Basilio Vadillo (14 July 1885 – 26 July 1935) was an educator and politician who served briefly as governor of the Mexican state of Jalisco (1921–22).

He was born in Zapotitlán, Jalisco, (since renamed Zapotitlán de Vadillo) and as a young boy moved to Colima. He worked as a teacher in Colima and served as the director of the Ramón R. de la Vega school.

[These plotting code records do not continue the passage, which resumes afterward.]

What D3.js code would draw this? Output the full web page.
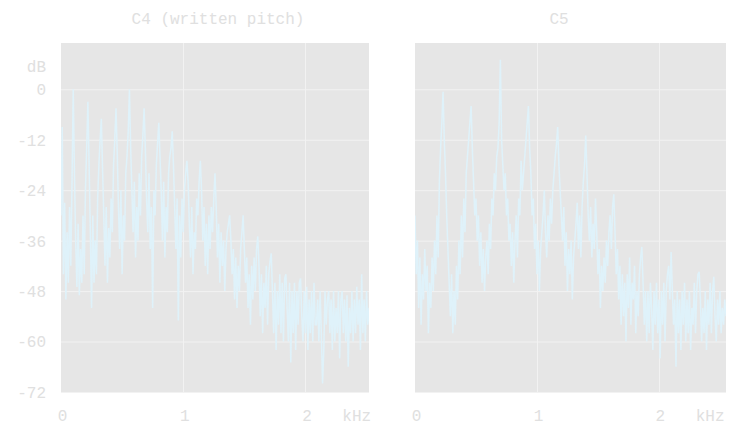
<!DOCTYPE html>
<html>
<head>
<meta charset="utf-8">
<script src="https://cdn.jsdelivr.net/npm/d3@7"></script>
<style>
  html, body { margin: 0; padding: 0; background: #ffffff; }
  svg { display: block; }
  text { font-family: "Liberation Mono", "Courier New", monospace; }
</style>
</head>
<body>
<svg id="chart" width="737" height="427"></svg>
<script>
// Spectrum magnitudes (dB) sampled every binKHz, starting at 0 kHz.
const binKHz = 0.01;

// Written C4 (tenor sax, sounding B♭2)
const c4Spectrum = [
  -30, -9, -44, -27, -50, -34, -46, -28, -42, -22,
  0, -20, -36, -47, -32, -49, -38, -46, -30, -44,
  -24, -14, -3, -18, -34, -52, -30, -46, -36, -44,
  -26, -18, -12, -7, -19, -30, -42, -28, -46, -33,
  -40, -26, -34, -18, -12, -4.5, -15, -28, -38, -24,
  -44, -30, -36, -20, -16, -10, 0, -14, -24, -34,
  -22, -40, -28, -36, -20, -30, -16, -11, -4.5, -14,
  -26, -34, -20, -38, -28, -52, -24, -30, -18, -13,
  -8, -16, -24, -36, -22, -40, -28, -34, -20, -16,
  -14, -10, -18, -28, -38, -26, -55, -30, -40, -26,
  -34, -24, -20, -17, -22, -32, -40, -28, -44, -34,
  -38, -26, -30, -22, -17, -24, -36, -28, -42, -32,
  -44, -30, -38, -28, -34, -26, -20, -28, -40, -32,
  -46, -34, -42, -36, -48, -38, -34, -32, -30, -36,
  -44, -38, -50, -40, -52, -42, -48, -38, -34, -30,
  -38, -46, -40, -52, -44, -56, -42, -50, -40, -48,
  -38, -35, -42, -54, -44, -58, -46, -52, -42, -56,
  -44, -41, -39, -48, -58, -46, -62, -48, -56, -44,
  -58, -46, -60, -45, -44, -52, -60, -46, -65, -48,
  -58, -46, -62, -48, -56, -46, -45, -54, -60, -48,
  -58, -47, -62, -50, -58, -48, -60, -46, -56, -56,
  -50, -60, -48, -58, -70, -62, -48, -56, -50, -48,
  -58, -50, -62, -48, -60, -52, -58, -48, -64, -50,
  -48, -58, -50, -60, -49, -66, -52, -58, -48, -60,
  -50, -58, -47, -56, -50, -62, -44, -58, -50, -60,
  -48, -56, -52, -58, -45, -56
];

// Written C5 (sounding B♭3)
const c5Spectrum = [
  -30, -44, -36, -52, -40, -56, -44, -50, -38, -48,
  -42, -58, -46, -52, -40, -48, -36, -44, -30, -40,
  -22, -14, -8, -0.6, -12, -20, -30, -38, -46, -54,
  -44, -58, -48, -56, -42, -50, -36, -44, -30, -40,
  -26, -34, -20, -16, -12, -8, -4, -14, -22, -30,
  -26, -36, -30, -42, -34, -46, -38, -48, -40, -36,
  -44, -32, -38, -26, -30, -20, -24, -16, -14, -8,
  7, -12, -18, -24, -20, -30, -26, -36, -32, -42,
  -34, -46, -36, -30, -40, -26, -30, -17, -24, -20,
  -16, -12, -8, -4, -14, -20, -30, -26, -38, -32,
  -44, -36, -48, -38, -34, -30, -24, -34, -40, -30,
  -36, -26, -32, -24, -20, -16, -13, -9, -18, -24,
  -30, -36, -28, -42, -34, -48, -38, -44, -36, -50,
  -40, -36, -32, -27, -38, -30, -40, -28, -22, -18,
  -11, -20, -30, -36, -28, -40, -32, -38, -26, -34,
  -44, -38, -52, -42, -48, -40, -46, -36, -42, -34,
  -30, -38, -28, -25, -34, -44, -38, -50, -42, -56,
  -44, -54, -46, -60, -44, -52, -40, -56, -46, -50,
  -42, -58, -48, -54, -44, -40, -37.5, -46, -56, -48,
  -60, -48, -58, -46, -52, -62, -48, -56, -46, -58,
  -50, -64, -48, -56, -46, -60, -48, -44, -42, -50,
  -38.7, -48, -56, -50, -66, -48, -58, -50, -62, -48,
  -56, -46, -60, -50, -58, -48, -62, -52, -56, -46,
  -58, -48, -44, -43.4, -50, -60, -52, -58, -48, -62,
  -50, -56, -46, -58, -48, -44.6, -54, -60, -50, -56,
  -48, -58, -52, -56, -50, -54
];

const panelTitles = ["C4 (written pitch)", "C5"];
const yTickValues = [0, -12, -24, -36, -48, -60, -72];
const xTickValues = [0, 1, 2];
const yAxisUnit = "dB";
const xAxisUnit = "kHz";

const colors = {
  plotBg: "#e6e6e6",
  grid: "#f2f2f2",
  text: "#e0e0e0",
  line: "#dff2fa"
};

const svg = d3.select("#chart");

const yScale = d3.scaleLinear().domain([-72, 11]).range([392, 43]);
const plainNumber = d => String(d);   // ASCII hyphen for negative values

const panels = [
  { title: panelTitles[0], values: c4Spectrum, x0: 61, x1: 369, maxKHz: 2.52, titleX: 218, showY: true },
  { title: panelTitles[1], values: c5Spectrum, x0: 415, x1: 726, maxKHz: 2.55, titleX: 559, showY: false }
];

panels.forEach((p, i) => {
  const xScale = d3.scaleLinear().domain([0, p.maxKHz]).range([p.x0, p.x1]);
  const g = svg.append("g");
  const top = yScale.range()[1], bottom = yScale.range()[0];

  // plot background
  g.append("rect")
    .attr("x", p.x0).attr("y", top)
    .attr("width", p.x1 - p.x0).attr("height", bottom - top)
    .attr("fill", colors.plotBg);

  // grid lines
  g.append("g").selectAll("line").data(yTickValues).join("line")
    .attr("x1", p.x0).attr("x2", p.x1)
    .attr("y1", d => yScale(d) + 0.5).attr("y2", d => yScale(d) + 0.5)
    .attr("stroke", colors.grid).attr("stroke-width", 1);
  g.append("g").selectAll("line").data(xTickValues.filter(d => d > 0)).join("line")
    .attr("x1", d => Math.round(xScale(d)) + 0.5).attr("x2", d => Math.round(xScale(d)) + 0.5)
    .attr("y1", top).attr("y2", bottom)
    .attr("stroke", colors.grid).attr("stroke-width", 1);

  // spectrum trace, clipped to the plot area
  const clipId = "clip" + i;
  svg.append("clipPath").attr("id", clipId).append("rect")
    .attr("x", p.x0).attr("y", top)
    .attr("width", p.x1 - p.x0).attr("height", bottom - top);

  const line = d3.line()
    .x((d, k) => xScale(k * binKHz))
    .y(d => yScale(d));

  g.append("path")
    .datum(p.values)
    .attr("clip-path", `url(#${clipId})`)
    .attr("fill", "none")
    .attr("stroke", colors.line)
    .attr("stroke-width", 1.5)
    .attr("stroke-linejoin", "miter")
    .attr("d", line);

  // title
  g.append("text")
    .attr("x", p.titleX).attr("y", 24)
    .attr("text-anchor", "middle")
    .attr("font-size", 16)
    .attr("fill", colors.text)
    .text(p.title);

  // x axis labels
  const xAxis = d3.axisBottom(xScale).tickValues(xTickValues).tickSize(0).tickPadding(0)
    .tickFormat(plainNumber);
  const xg = g.append("g").attr("transform", "translate(1,421)").call(xAxis);
  xg.select(".domain").remove();
  xg.selectAll("text")
    .attr("dy", 0).attr("y", 0)
    .attr("font-size", 16).attr("fill", colors.text)
    .attr("font-family", '"Liberation Mono", "Courier New", monospace');
  g.append("text")
    .attr("x", xScale(2.42)).attr("y", 421)
    .attr("text-anchor", "middle")
    .attr("font-size", 16).attr("fill", colors.text)
    .text(xAxisUnit);

  // y axis labels (left panel only)
  if (p.showY) {
    const yAxis = d3.axisLeft(yScale).tickValues(yTickValues).tickSize(0).tickPadding(0)
      .tickFormat(plainNumber);
    const yg = g.append("g").attr("transform", "translate(46,0)").call(yAxis);
    yg.select(".domain").remove();
    yg.selectAll("text")
      .attr("dy", "0.34em")
      .attr("font-size", 16).attr("fill", colors.text)
      .attr("font-family", '"Liberation Mono", "Courier New", monospace');
    g.append("text")
      .attr("x", 46).attr("y", yScale(5.5))
      .attr("dy", "0.34em")
      .attr("text-anchor", "end")
      .attr("font-size", 16).attr("fill", colors.text)
      .text(yAxisUnit);
  }
});
</script>
</body>
</html>
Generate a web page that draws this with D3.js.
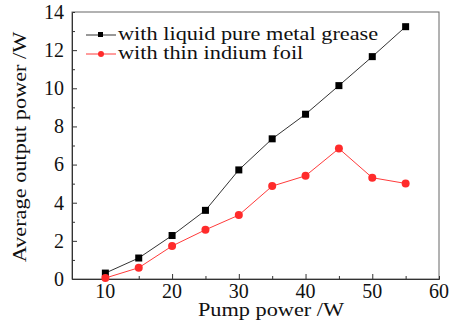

After Victoriano Huerta's 1913 coup (overthrowing Madero's government), Vadillo joined a group of students from Colima to fight at Mazatlán on the side of the revolutionaries trying to end Huerta's dictatorship.

In 1917 he founded the Mixed Normal School of Colima to provide a way for the youth of Colima an easier access to teaching careers.

After the success of the revolution, Vadillo served as editor of a number of revolutionary periodicals, eventually serving as Álvaro Obregón's publicist, editing the Obregonist publication The Republican Monitor. He served in the Chamber of Deputies for Jalisco's 18th district from 1917 to 1920,
as governor of Jalisco from 1921 to 1922, and as president of the Partido Nacional Revolucionario (the forerunner of the modern PRI).

During his tenure as governor of Jalisco, Vadillo signed the communal land grant for the city of Puerto Vallarta. The city later honored him by naming a street in the Olas Altas area after him. Ca. Basilio Vadillo is known for its numerous restaurants.

Basilio Vadillo is interred in Guadalajara at the Rotunda de los Hombres Ilustres.